Treating pets like children
Several states in recent years have passed laws that treat pet custody disputes like child custody disputes. California, Illinois and a handful of others acknowledge the unique nature of a family’s relationship with their pet. In cases where a divorcing couple can’t agree who gets to keep the pet, a judge will take into consideration the best interests of a pet in order to determine which party will receive primary custody.
Pets are separate property
While you may think of your pet as a member of your family, Arizona courts still consider pets as property. Because Arizona is a community property state, it means that both parties own all shared assets equally. However, pets do not fall under the community property category. Instead, Arizona considers pets as separate property, which doesn’t guarantee an equal share of assets under this category.

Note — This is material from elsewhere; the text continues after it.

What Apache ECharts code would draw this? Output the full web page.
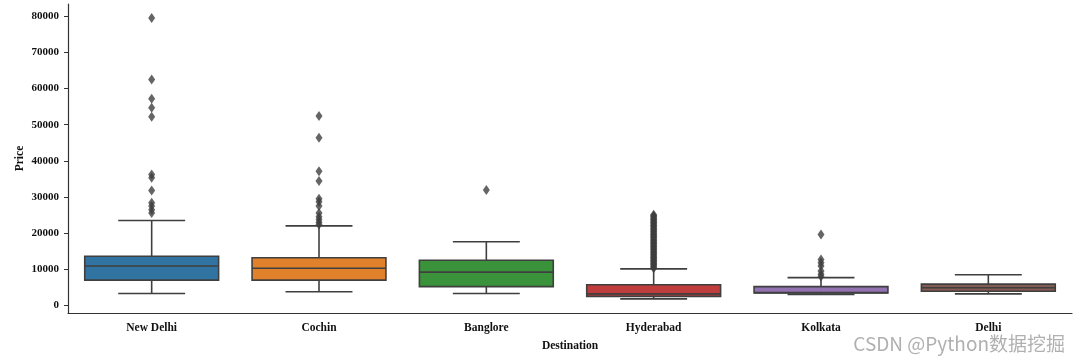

Factors that determine pet ownership
When you clearly owned your family pet before your marriage, determining ownership is a simple task. But deciding where the pet will go when you and your ex bought them together can be trickier. In this case, ownership of your pet as separate property is not so clear.
Although the law views pets as property, judges will often consider the relationship that your pet has with your entire family. They usually take a few factors into consideration when determining who gets to keep the pet.

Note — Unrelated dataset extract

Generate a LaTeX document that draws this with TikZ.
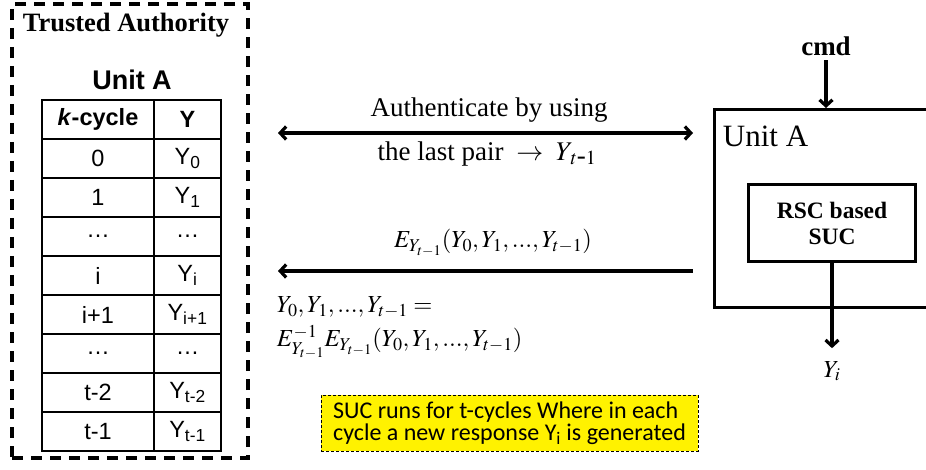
\documentclass[tikz,border=0pt]{standalone}
\usepackage{mathptmx}
\usepackage{fontspec}
\setmainfont{Liberation Serif}
\newfontfamily\arialfont{Liberation Sans}
\newfontfamily\calibrifont{Carlito}
\usetikzlibrary{arrows.meta,positioning}

\begin{document}
\begin{tikzpicture}[x=1pt,y=-1pt,>={Straight Barb[length=6pt,width=13pt]},line width=3.2pt,auto]
  \tikzstyle{cell}=[draw,line width=1.5pt,minimum height=39pt,inner sep=0pt,
                    font=\arialfont\fontsize{23.5}{26}\selectfont]
  \tikzstyle{kcell}=[cell,minimum width=112pt]
  \tikzstyle{ycell}=[cell,minimum width=67pt]
  \tikzstyle{block}=[draw,line width=3.2pt,inner sep=0pt]
  \tikzstyle{serif}=[font=\fontsize{27}{30}\selectfont]
  \tikzstyle{mathtext}=[font=\fontsize{24.5}{28}\selectfont]
  \useasboundingbox (0,0) rectangle (926,470);
  \clip (0,0) rectangle (926,470);

  % trusted authority side
  \node[draw,line width=3.2pt,dash pattern=on 11pt off 8pt,
        minimum width=236pt,minimum height=454pt] (ta) at (130,231) {};
  \node[font=\bfseries\fontsize{26.5}{30}\selectfont] (tatitle) at (126,25) {Trusted Authority};
  \node[font=\arialfont\bfseries\fontsize{27}{30}\selectfont] (tunit) at (132,80) {Unit A};

  \foreach \k/\y [count=\r] in {{\textbf{\textit{k}-cycle}}/{\textbf{Y}},
      0/{Y\textsubscript{0}}, 1/{Y\textsubscript{1}}, …/…, i/{Y\textsubscript{i}},
      i+1/{Y\textsubscript{i+1}}, …/…, t-2/{Y\textsubscript{t-2}}, t-1/{Y\textsubscript{t-1}}}
  {
    \node[kcell] (k\r) at (98,80.5+39*\r) {\k};
    \node[ycell] (y\r) at (187.5,80.5+39*\r) {\y};
  }

  % unit A
  \node[block,minimum width=240pt,minimum height=198pt,anchor=north west] (unit) at (713,108) {};
  \node[anchor=west,font=\fontsize{31}{34}\selectfont] (uname) at (718,136) {Unit A};
  \node[block,minimum width=167pt,minimum height=77pt,align=center,
        font=\bfseries\fontsize{23.5}{26}\selectfont] (suc) at (832,223) {RSC based\\SUC};
  \node[font=\bfseries\fontsize{27}{30}\selectfont] (cmd) at (826,46) {cmd};
  \node[mathtext] (yi) at (832,371) {$Y_i$};

  % messages
  \coordinate (al) at (278,133);
  \coordinate (bl) at (278,271);
  \node[serif] (auth1) at (489,110) {Authenticate by using};
  \node[serif] (auth2) at (487,154) {the last pair $\;\rightarrow\;$ $Y_{\,t\mbox{-}1}$};
  \node[mathtext] (enc) at (493,243) {$E_{Y_{t-1}}(Y_0,Y_1,{...},Y_{t-1})$};
  \node[mathtext,anchor=west] (dec1) at (272,307) {$Y_0,Y_1,{...},Y_{t-1} =$};
  \node[mathtext,anchor=west] (dec2) at (272,342) {$E^{-1}_{Y_{t-1}}E_{Y_{t-1}}(Y_0,Y_1,{...},Y_{t-1})$};

  \path (al) edge[<->,shorten >=20pt] (al -| unit.west)
        (bl) edge[<-,shorten >=20pt] (bl -| unit.west)
        (cmd) edge[->] (cmd |- unit.north)
        (suc) edge[->,shorten >=8pt] (yi);

  \node[draw,line width=0.8pt,dash pattern=on 3pt off 2pt,fill=yellow,
        minimum width=377pt,minimum height=56pt,inner sep=4pt,align=left,
        font=\calibrifont\fontsize{24}{22}\selectfont] (note) at (509.5,423)
        {SUC runs for t-cycles Where in each\\cycle a new response Y\textsubscript{i} is generated};
\end{tikzpicture}
\end{document}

Most commonly, pets will follow children. If the family pet serves to benefit your child’s best interests, whichever party has custody of the kids is also more likely to get the pet. Additionally, children already go through a significant life change when their parents separate. To separate them from a beloved pet might make the transition even more difficult.
Another factor that a judge might consider is which party has the financial means to take care of the family pet. For smaller pets like dogs or cats, this usually isn’t a huge determining factor. But for larger animals such as horses, it’s crucial for the awarded party to be able to maintain care of the animal.
Working out an informal pet visitation schedule
Some couples are able to work out a shared pet agreement. Although this is not a formal process observed in court as it would be with a child custody case, creating a visitation schedule can ensure that you can keep the family pet in your life, even after a divorce.